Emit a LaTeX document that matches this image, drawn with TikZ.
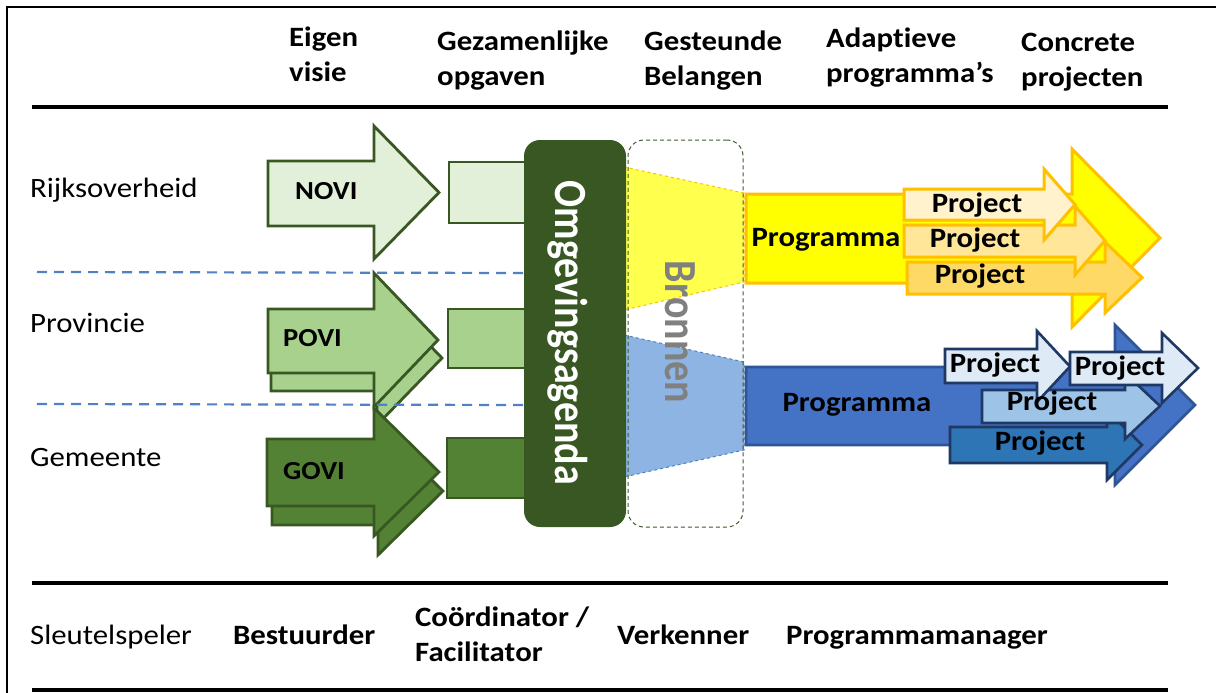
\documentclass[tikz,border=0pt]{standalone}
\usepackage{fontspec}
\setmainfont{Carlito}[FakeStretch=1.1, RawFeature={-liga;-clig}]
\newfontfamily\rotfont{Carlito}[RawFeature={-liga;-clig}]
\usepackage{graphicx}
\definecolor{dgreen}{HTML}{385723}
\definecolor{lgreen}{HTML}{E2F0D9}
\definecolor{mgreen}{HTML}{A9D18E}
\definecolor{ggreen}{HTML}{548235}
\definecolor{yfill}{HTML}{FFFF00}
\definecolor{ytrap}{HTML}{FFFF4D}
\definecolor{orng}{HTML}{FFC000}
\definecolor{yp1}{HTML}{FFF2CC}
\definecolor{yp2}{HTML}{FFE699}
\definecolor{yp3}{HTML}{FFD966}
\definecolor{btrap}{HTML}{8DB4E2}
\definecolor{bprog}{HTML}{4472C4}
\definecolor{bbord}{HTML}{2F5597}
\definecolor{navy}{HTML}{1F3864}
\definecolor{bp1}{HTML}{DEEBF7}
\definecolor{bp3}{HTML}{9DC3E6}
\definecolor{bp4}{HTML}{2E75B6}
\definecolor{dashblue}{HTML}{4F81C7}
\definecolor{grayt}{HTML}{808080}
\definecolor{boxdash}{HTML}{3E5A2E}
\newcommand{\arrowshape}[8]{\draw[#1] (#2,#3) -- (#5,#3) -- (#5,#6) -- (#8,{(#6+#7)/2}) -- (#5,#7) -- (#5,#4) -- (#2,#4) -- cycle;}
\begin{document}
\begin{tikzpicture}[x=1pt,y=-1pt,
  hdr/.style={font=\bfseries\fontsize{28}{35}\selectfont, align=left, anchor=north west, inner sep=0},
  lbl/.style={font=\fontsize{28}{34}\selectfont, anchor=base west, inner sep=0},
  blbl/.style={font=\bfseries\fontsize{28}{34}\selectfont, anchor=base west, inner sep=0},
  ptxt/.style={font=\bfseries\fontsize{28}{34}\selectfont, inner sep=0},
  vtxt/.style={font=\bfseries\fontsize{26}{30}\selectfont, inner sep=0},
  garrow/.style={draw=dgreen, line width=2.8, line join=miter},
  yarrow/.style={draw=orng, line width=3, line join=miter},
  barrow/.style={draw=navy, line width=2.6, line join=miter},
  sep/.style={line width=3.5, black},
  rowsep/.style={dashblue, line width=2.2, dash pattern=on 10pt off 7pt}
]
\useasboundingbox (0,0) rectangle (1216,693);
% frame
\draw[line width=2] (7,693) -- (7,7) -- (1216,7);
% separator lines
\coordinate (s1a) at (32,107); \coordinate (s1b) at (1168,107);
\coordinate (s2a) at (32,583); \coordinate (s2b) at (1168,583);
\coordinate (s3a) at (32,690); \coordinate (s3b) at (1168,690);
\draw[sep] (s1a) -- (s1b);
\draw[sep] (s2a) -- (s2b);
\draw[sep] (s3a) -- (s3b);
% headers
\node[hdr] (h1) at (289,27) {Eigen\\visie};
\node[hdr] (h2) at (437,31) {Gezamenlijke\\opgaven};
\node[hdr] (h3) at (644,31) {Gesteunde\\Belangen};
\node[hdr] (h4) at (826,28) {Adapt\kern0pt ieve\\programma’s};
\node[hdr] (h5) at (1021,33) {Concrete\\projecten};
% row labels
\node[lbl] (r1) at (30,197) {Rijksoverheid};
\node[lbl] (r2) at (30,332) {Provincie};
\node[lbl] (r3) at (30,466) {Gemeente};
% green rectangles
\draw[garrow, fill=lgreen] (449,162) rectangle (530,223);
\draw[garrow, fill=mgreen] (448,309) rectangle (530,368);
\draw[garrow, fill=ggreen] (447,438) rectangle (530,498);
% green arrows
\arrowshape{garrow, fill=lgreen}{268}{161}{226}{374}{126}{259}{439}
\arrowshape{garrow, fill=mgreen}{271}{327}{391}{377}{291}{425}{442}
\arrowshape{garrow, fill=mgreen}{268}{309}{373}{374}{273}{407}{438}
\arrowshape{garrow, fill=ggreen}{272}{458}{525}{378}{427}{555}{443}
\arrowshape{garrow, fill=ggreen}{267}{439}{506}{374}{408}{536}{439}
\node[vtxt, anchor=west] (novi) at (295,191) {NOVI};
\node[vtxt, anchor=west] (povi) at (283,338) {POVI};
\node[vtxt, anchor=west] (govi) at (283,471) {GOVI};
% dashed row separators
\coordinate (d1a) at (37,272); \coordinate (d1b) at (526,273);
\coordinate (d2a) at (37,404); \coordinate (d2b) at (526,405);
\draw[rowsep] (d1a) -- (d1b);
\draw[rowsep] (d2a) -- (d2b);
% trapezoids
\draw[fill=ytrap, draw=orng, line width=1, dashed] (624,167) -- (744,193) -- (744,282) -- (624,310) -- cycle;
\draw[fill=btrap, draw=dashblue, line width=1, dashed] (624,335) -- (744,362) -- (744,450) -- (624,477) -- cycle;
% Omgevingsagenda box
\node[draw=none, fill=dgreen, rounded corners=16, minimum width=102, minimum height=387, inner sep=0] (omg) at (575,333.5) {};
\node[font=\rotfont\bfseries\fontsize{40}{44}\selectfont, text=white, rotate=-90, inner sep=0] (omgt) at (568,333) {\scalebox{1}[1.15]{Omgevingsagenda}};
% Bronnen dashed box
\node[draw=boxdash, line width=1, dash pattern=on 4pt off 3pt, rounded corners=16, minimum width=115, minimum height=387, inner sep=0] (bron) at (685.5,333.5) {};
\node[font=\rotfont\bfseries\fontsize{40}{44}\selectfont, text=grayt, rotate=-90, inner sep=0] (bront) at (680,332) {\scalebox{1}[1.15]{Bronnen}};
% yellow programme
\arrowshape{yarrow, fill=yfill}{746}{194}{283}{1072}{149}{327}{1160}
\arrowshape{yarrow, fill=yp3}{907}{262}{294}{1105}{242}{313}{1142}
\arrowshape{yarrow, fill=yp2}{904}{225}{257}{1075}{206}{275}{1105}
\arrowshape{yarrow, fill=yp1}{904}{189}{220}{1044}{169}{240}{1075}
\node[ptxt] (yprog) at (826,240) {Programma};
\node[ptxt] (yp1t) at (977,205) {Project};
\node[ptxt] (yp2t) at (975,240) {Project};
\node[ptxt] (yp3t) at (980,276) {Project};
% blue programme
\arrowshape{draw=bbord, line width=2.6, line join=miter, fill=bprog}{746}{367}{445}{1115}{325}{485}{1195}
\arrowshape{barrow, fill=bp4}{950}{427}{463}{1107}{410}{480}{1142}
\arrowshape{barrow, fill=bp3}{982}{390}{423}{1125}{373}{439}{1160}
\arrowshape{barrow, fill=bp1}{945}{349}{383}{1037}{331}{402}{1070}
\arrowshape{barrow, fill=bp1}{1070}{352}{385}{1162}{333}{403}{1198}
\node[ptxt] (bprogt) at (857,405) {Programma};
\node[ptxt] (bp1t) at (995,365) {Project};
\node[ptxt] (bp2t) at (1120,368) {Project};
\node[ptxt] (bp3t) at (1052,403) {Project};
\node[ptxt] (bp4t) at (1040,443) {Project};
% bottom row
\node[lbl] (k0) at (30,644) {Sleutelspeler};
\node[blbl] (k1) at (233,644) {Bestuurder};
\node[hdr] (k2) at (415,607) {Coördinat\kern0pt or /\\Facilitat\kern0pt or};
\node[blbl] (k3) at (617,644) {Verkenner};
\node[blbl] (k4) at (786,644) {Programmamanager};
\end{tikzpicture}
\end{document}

───

→ WHAT YOU NEED TO DO: Return each line from the material above exactly, but not the pictures.

→ ANSWER FOR THE TASK:
Emit a LaTeX document that matches this image, drawn with TikZ.
\documentclass[tikz,border=0pt]{standalone}
\usepackage{fontspec}
\setmainfont{Carlito}[FakeStretch=1.1, RawFeature={-liga;-clig}]
\newfontfamily\rotfont{Carlito}[RawFeature={-liga;-clig}]
\usepackage{graphicx}
\definecolor{dgreen}{HTML}{385723}
\definecolor{lgreen}{HTML}{E2F0D9}
\definecolor{mgreen}{HTML}{A9D18E}
\definecolor{ggreen}{HTML}{548235}
\definecolor{yfill}{HTML}{FFFF00}
\definecolor{ytrap}{HTML}{FFFF4D}
\definecolor{orng}{HTML}{FFC000}
\definecolor{yp1}{HTML}{FFF2CC}
\definecolor{yp2}{HTML}{FFE699}
\definecolor{yp3}{HTML}{FFD966}
\definecolor{btrap}{HTML}{8DB4E2}
\definecolor{bprog}{HTML}{4472C4}
\definecolor{bbord}{HTML}{2F5597}
\definecolor{navy}{HTML}{1F3864}
\definecolor{bp1}{HTML}{DEEBF7}
\definecolor{bp3}{HTML}{9DC3E6}
\definecolor{bp4}{HTML}{2E75B6}
\definecolor{dashblue}{HTML}{4F81C7}
\definecolor{grayt}{HTML}{808080}
\definecolor{boxdash}{HTML}{3E5A2E}
\newcommand{\arrowshape}[8]{\draw[#1] (#2,#3) -- (#5,#3) -- (#5,#6) -- (#8,{(#6+#7)/2}) -- (#5,#7) -- (#5,#4) -- (#2,#4) -- cycle;}
\begin{document}
\begin{tikzpicture}[x=1pt,y=-1pt,
  hdr/.style={font=\bfseries\fontsize{28}{35}\selectfont, align=left, anchor=north west, inner sep=0},
  lbl/.style={font=\fontsize{28}{34}\selectfont, anchor=base west, inner sep=0},
  blbl/.style={font=\bfseries\fontsize{28}{34}\selectfont, anchor=base west, inner sep=0},
  ptxt/.style={font=\bfseries\fontsize{28}{34}\selectfont, inner sep=0},
  vtxt/.style={font=\bfseries\fontsize{26}{30}\selectfont, inner sep=0},
  garrow/.style={draw=dgreen, line width=2.8, line join=miter},
  yarrow/.style={draw=orng, line width=3, line join=miter},
  barrow/.style={draw=navy, line width=2.6, line join=miter},
  sep/.style={line width=3.5, black},
  rowsep/.style={dashblue, line width=2.2, dash pattern=on 10pt off 7pt}
]
\useasboundingbox (0,0) rectangle (1216,693);
% frame
\draw[line width=2] (7,693) -- (7,7) -- (1216,7);
% separator lines
\coordinate (s1a) at (32,107); \coordinate (s1b) at (1168,107);
\coordinate (s2a) at (32,583); \coordinate (s2b) at (1168,583);
\coordinate (s3a) at (32,690); \coordinate (s3b) at (1168,690);
\draw[sep] (s1a) -- (s1b);
\draw[sep] (s2a) -- (s2b);
\draw[sep] (s3a) -- (s3b);
% headers
\node[hdr] (h1) at (289,27) {Eigen\\visie};
\node[hdr] (h2) at (437,31) {Gezamenlijke\\opgaven};
\node[hdr] (h3) at (644,31) {Gesteunde\\Belangen};
\node[hdr] (h4) at (826,28) {Adapt\kern0pt ieve\\programma’s};
\node[hdr] (h5) at (1021,33) {Concrete\\projecten};
% row labels
\node[lbl] (r1) at (30,197) {Rijksoverheid};
\node[lbl] (r2) at (30,332) {Provincie};
\node[lbl] (r3) at (30,466) {Gemeente};
% green rectangles
\draw[garrow, fill=lgreen] (449,162) rectangle (530,223);
\draw[garrow, fill=mgreen] (448,309) rectangle (530,368);
\draw[garrow, fill=ggreen] (447,438) rectangle (530,498);
% green arrows
\arrowshape{garrow, fill=lgreen}{268}{161}{226}{374}{126}{259}{439}
\arrowshape{garrow, fill=mgreen}{271}{327}{391}{377}{291}{425}{442}
\arrowshape{garrow, fill=mgreen}{268}{309}{373}{374}{273}{407}{438}
\arrowshape{garrow, fill=ggreen}{272}{458}{525}{378}{427}{555}{443}
\arrowshape{garrow, fill=ggreen}{267}{439}{506}{374}{408}{536}{439}
\node[vtxt, anchor=west] (novi) at (295,191) {NOVI};
\node[vtxt, anchor=west] (povi) at (283,338) {POVI};
\node[vtxt, anchor=west] (govi) at (283,471) {GOVI};
% dashed row separators
\coordinate (d1a) at (37,272); \coordinate (d1b) at (526,273);
\coordinate (d2a) at (37,404); \coordinate (d2b) at (526,405);
\draw[rowsep] (d1a) -- (d1b);
\draw[rowsep] (d2a) -- (d2b);
% trapezoids
\draw[fill=ytrap, draw=orng, line width=1, dashed] (624,167) -- (744,193) -- (744,282) -- (624,310) -- cycle;
\draw[fill=btrap, draw=dashblue, line width=1, dashed] (624,335) -- (744,362) -- (744,450) -- (624,477) -- cycle;
% Omgevingsagenda box
\node[draw=none, fill=dgreen, rounded corners=16, minimum width=102, minimum height=387, inner sep=0] (omg) at (575,333.5) {};
\node[font=\rotfont\bfseries\fontsize{40}{44}\selectfont, text=white, rotate=-90, inner sep=0] (omgt) at (568,333) {\scalebox{1}[1.15]{Omgevingsagenda}};
% Bronnen dashed box
\node[draw=boxdash, line width=1, dash pattern=on 4pt off 3pt, rounded corners=16, minimum width=115, minimum height=387, inner sep=0] (bron) at (685.5,333.5) {};
\node[font=\rotfont\bfseries\fontsize{40}{44}\selectfont, text=grayt, rotate=-90, inner sep=0] (bront) at (680,332) {\scalebox{1}[1.15]{Bronnen}};
% yellow programme
\arrowshape{yarrow, fill=yfill}{746}{194}{283}{1072}{149}{327}{1160}
\arrowshape{yarrow, fill=yp3}{907}{262}{294}{1105}{242}{313}{1142}
\arrowshape{yarrow, fill=yp2}{904}{225}{257}{1075}{206}{275}{1105}
\arrowshape{yarrow, fill=yp1}{904}{189}{220}{1044}{169}{240}{1075}
\node[ptxt] (yprog) at (826,240) {Programma};
\node[ptxt] (yp1t) at (977,205) {Project};
\node[ptxt] (yp2t) at (975,240) {Project};
\node[ptxt] (yp3t) at (980,276) {Project};
% blue programme
\arrowshape{draw=bbord, line width=2.6, line join=miter, fill=bprog}{746}{367}{445}{1115}{325}{485}{1195}
\arrowshape{barrow, fill=bp4}{950}{427}{463}{1107}{410}{480}{1142}
\arrowshape{barrow, fill=bp3}{982}{390}{423}{1125}{373}{439}{1160}
\arrowshape{barrow, fill=bp1}{945}{349}{383}{1037}{331}{402}{1070}
\arrowshape{barrow, fill=bp1}{1070}{352}{385}{1162}{333}{403}{1198}
\node[ptxt] (bprogt) at (857,405) {Programma};
\node[ptxt] (bp1t) at (995,365) {Project};
\node[ptxt] (bp2t) at (1120,368) {Project};
\node[ptxt] (bp3t) at (1052,403) {Project};
\node[ptxt] (bp4t) at (1040,443) {Project};
% bottom row
\node[lbl] (k0) at (30,644) {Sleutelspeler};
\node[blbl] (k1) at (233,644) {Bestuurder};
\node[hdr] (k2) at (415,607) {Coördinat\kern0pt or /\\Facilitat\kern0pt or};
\node[blbl] (k3) at (617,644) {Verkenner};
\node[blbl] (k4) at (786,644) {Programmamanager};
\end{tikzpicture}
\end{document}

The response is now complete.